Ice cream cone.
“Hey, new t-shirt ah?”
Blushing slightly, I answered in the affirmative. It was my first time putting it on. At home, family members had already done a double take before I left for work in the morning.
I was not expecting to be subjected to a similar type of interrogation at work, however. But that is the deal with Fridays usually; having battled looming deadlines, delivered sales talk at supersonic speed and pored over endless amounts of paperwork, we let our guards down and become increasingly casual by the end of the week.

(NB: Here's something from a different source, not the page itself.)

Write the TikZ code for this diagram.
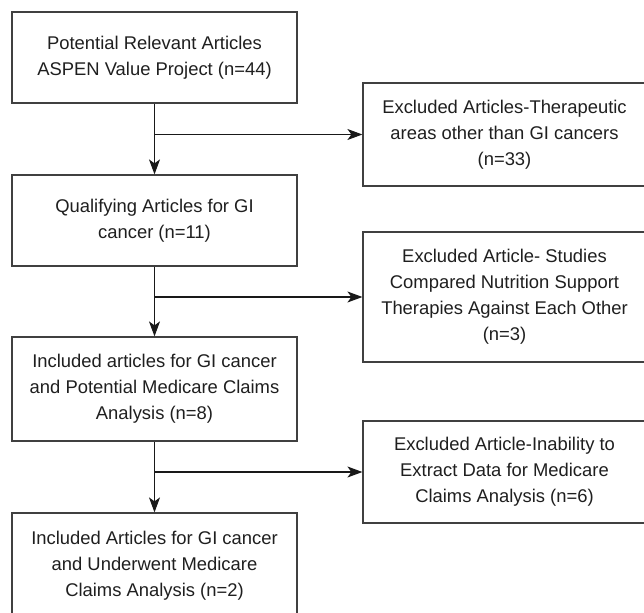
\documentclass[tikz,border=0pt]{standalone}
\usepackage{fontspec}
\setmainfont{Liberation Sans}
\usetikzlibrary{arrows.meta}
\tikzset{
  flowbox/.style={draw=black!75, line width=1.2pt, fill=white, inner sep=0pt,
    align=center, text=black!88, font=\fontsize{18.4}{26}\selectfont},
  arr/.style={draw=black!90, line width=1.1pt,
    -{Stealth[length=15pt, width=11pt, inset=4pt]}},
  plain/.style={draw=black!90, line width=1.1pt}
}
\begin{document}
\begin{tikzpicture}[x=1pt, y=-1pt]
\useasboundingbox (0,0) rectangle (644,612);
\clip (0,0) rectangle (644,612);
\fill[white] (0,0) rectangle (644,612);
% left column
\node[flowbox, minimum width=285pt, minimum height=91pt] (b1) at (154.5,57.5)
  {Potential Relevant Articles\\ASPEN Value Project (n=44)};
\node[flowbox, minimum width=285pt, minimum height=91pt] (b2) at (154.5,220.5)
  {Qualifying Articles for GI\\cancer (n=11)};
\node[flowbox, minimum width=285pt, minimum height=104pt] (b3) at (154.5,389)
  {Included articles for GI cancer\\and Potential Medicare Claims\\Analysis (n=8)};
\node[flowbox, minimum width=285pt, minimum height=105pt] (b4) at (154.5,565.5)
  {Included Articles for GI cancer\\and Underwent Medicare\\Claims Analysis (n=2)};
% right column
\node[flowbox, minimum width=283pt, minimum height=103pt] (e1) at (504.5,134.5)
  {Excluded Articles-Therapeutic\\areas other than GI cancers\\(n=33)};
\node[flowbox, minimum width=283pt, minimum height=130pt] (e2) at (504.5,297)
  {Excluded Article- Studies\\Compared Nutrition Support\\Therapies Against Each Other\\(n=3)};
\node[flowbox, minimum width=283pt, minimum height=102pt] (e3) at (504.5,472)
  {Excluded Article-Inability to\\Extract Data for Medicare\\Claims Analysis (n=6)};
% junctions
\coordinate (j1) at (154.5,134.5);
\coordinate (j2) at (154.5,297);
\coordinate (j3) at (154.5,472);
% connectors
\draw[arr] (b1.south) -- (b2.north);
\draw[arr] (b2.south) -- (b3.north);
\draw[arr] (b3.south) -- (b4.north);
\draw[arr] (j1) -- (e1.west);
\draw[arr] (j2) -- (e2.west);
\draw[arr] (j3) -- (e3.west);
\end{tikzpicture}
\end{document}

“The words here… what do they say?”
“That’s the name of a band, yep.”
“T-h-e-n-a-t… ah, I’ve got it: The Nation!…” She gave me a blank look. “The Nation?”
She was close. It was not the gravest of errors, given the admittedly curly design of the annoying font type that was used on the t-shirt, but the unintentional bastardisation of the band’s name had my mind screaming “Nooooooo!” in that long, miserable wail reserved for those who have just seen a precious diamond earring spiral down the hole in a sink. Thankfully, I recovered quickly enough to correct her comment.
“Aiyah, it’s too artsy-fartsy to be read properly lah… You always wear these kind of tees wan.”
Eh, do I, really? Oops.
Later that evening, I went home, took a good look in the mirror, and made doubly sure the words on my new t-shirt clearly spell out, “The National”.